/mrgs

A simple Multi-Robot SLAM solution that communicates efficiently. The result of my M.Sc. work.

Primary LanguageC++

TO-DO

This package is currently under heavy re-work. This branch is expected to be very unstable for a while.

  • Re-work installation mechanism (rosdep install mrgs)
  • Add multimaster_fkie to launch files
  • Test with datasets (see instructions and debug tf issues)
  • Add launch files to launch multiple systems with node name suffixes
  • Re-work topics to be compatibel with multimaster_fkie
  • Update README with new instructions

mrgs

A Cooperative SLAM Framework with Efficient Information Sharing over Mobile Ad Hoc Networks.

This work was developed by Gonçalo Martins in the context of his M.Sc. work:

Martins, Gonçalo S. (2014). A Cooperative SLAM Framework with Efficient Information Sharing over Mobile Ad Hoc Networks. M.Sc. Dissertation, University of Coimbra, Portugal.

Introduction

This software solution aims to transparently enable any Single-Robot SLAM system to perform Multi-Robot SLAM. It is implemented using the ROS cummunication framework. It is divided into five different packages.

To achieve our goal, this system runs on top of any existing SLAM system that conforms to ROS's usual standards for SLAM (e.g. the usage of the OccupancyGrid message to transmit occupancy grids), and enables it to communicate with nearby SLAMming robots in order to build a joint representation of the environment.

This is an updated version of the package that runs on ROS Melodic (and, I believe, newer). It no longer depends on some old unmaintained packages, and should still remain mildly useful.

mrgs: A Practical Guide

Requirements

Everything you need should be covered by rosdep install mrgs. Still, for reference, this package relies on OpenCV (which you can install with ROS) and LZ4. It is also necessary that your robots have multimaster_fkie properly configured. This package includes a configuration that is used in our launch files, but actually configuring your network, hostnames, etc, falls out of our scope.

Running the system

The system can run in one of two different modes: centralized and distributed. The distributed mode runs the full mrgs system on every robot, and the centralized mode relies on a non-mapping computer to receive the maps and do all the heavy processing.

The launching of the system is taken care of by using the provided launch files.

Distributed (normal) mode:

Just launch

roslaunch mrgs distributed_node.launch

on each of your robots.

Centralized mode:

On the central machine:

roslaunch mrgs_scripts central_node.launch

On the remaining machines:

roslaunch mrgs_scripts mapper_node.launch

Something else

You can mix and match the centralized and distributed nodes to fit your particular team. Just make sure that every multimaster_fkie is up and running correctly.

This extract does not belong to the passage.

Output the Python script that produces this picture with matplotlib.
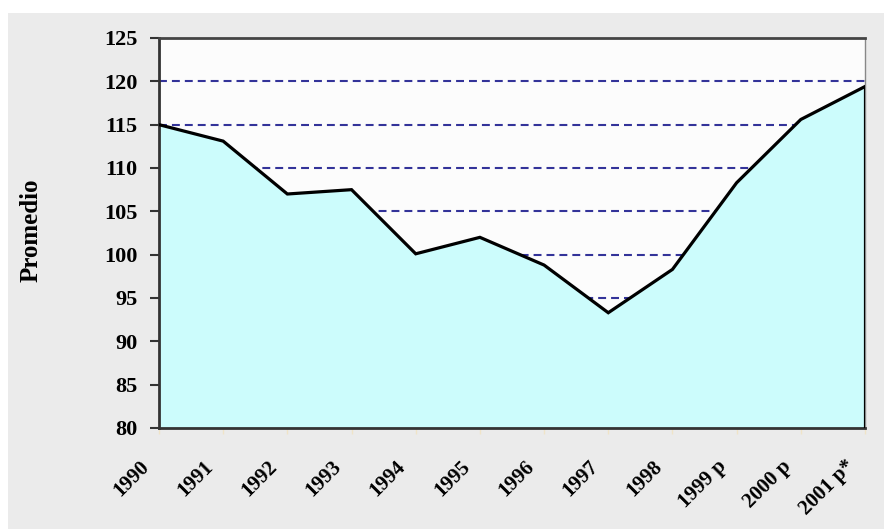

"What if I don't have many robots/PCs/roscores and still want to witness mrgs's greatness?"

Fear not:

roslaunch mrgs test_two_systems.launch 

launches a couple of systems without multimaster. Then you can launch bagfiles by remapping their output:

rosbag play 1.bag map:=robot_1/map
rosbag play 2.bag map:=robot_2/map

Overview

The code is divided into four packages, described below, with an additional package holding scripts, launch files, bags and the like.

mrgs_data_interface

This package contains a node abstracts away all the network-related issues. It propagates maps and transforms into it and receives them back. It publishes a vector of maps (the latest maps the current robot has, including its own) into the...

mrgs_complete_map

This package contains a node that takes care of the process of fusing maps one by one. It does so by incrementally building a tree of maps. This way, we only have to re-fuse maps when we have new information. By keeping all the intermediate steps between the local maps and the final fused map, we can reuse this information so that we do not need to re-fuse everything every time a new map is received. This node controls another node, that takes care of the merging itself, called...

mrgs_alignment

This package contains a node that receives two occupancy grids and returns a single, fused one, a pair of transforms (from each of the received maps to the fused map) and a coefficient that varies between 0 and 1 and is meant to indicate how sure we are of our fusion.

The transforms that this node generates, as well as the ones received from other robots, are propagated into a node located in the package called...

mrgs_auxiliary_nodes

This package contains two nodes. The remote_nav_node receives transforms from the complete_map and data_interface nodes and publishes them, correctly normalized, prefixed and timed, into tf.

Finally, this package contains the map_dam_node, that is responsible for listening to the /map topic (or whatever topic your SLAM technique is publishing into) and for deciding whether or not this map should enter our system.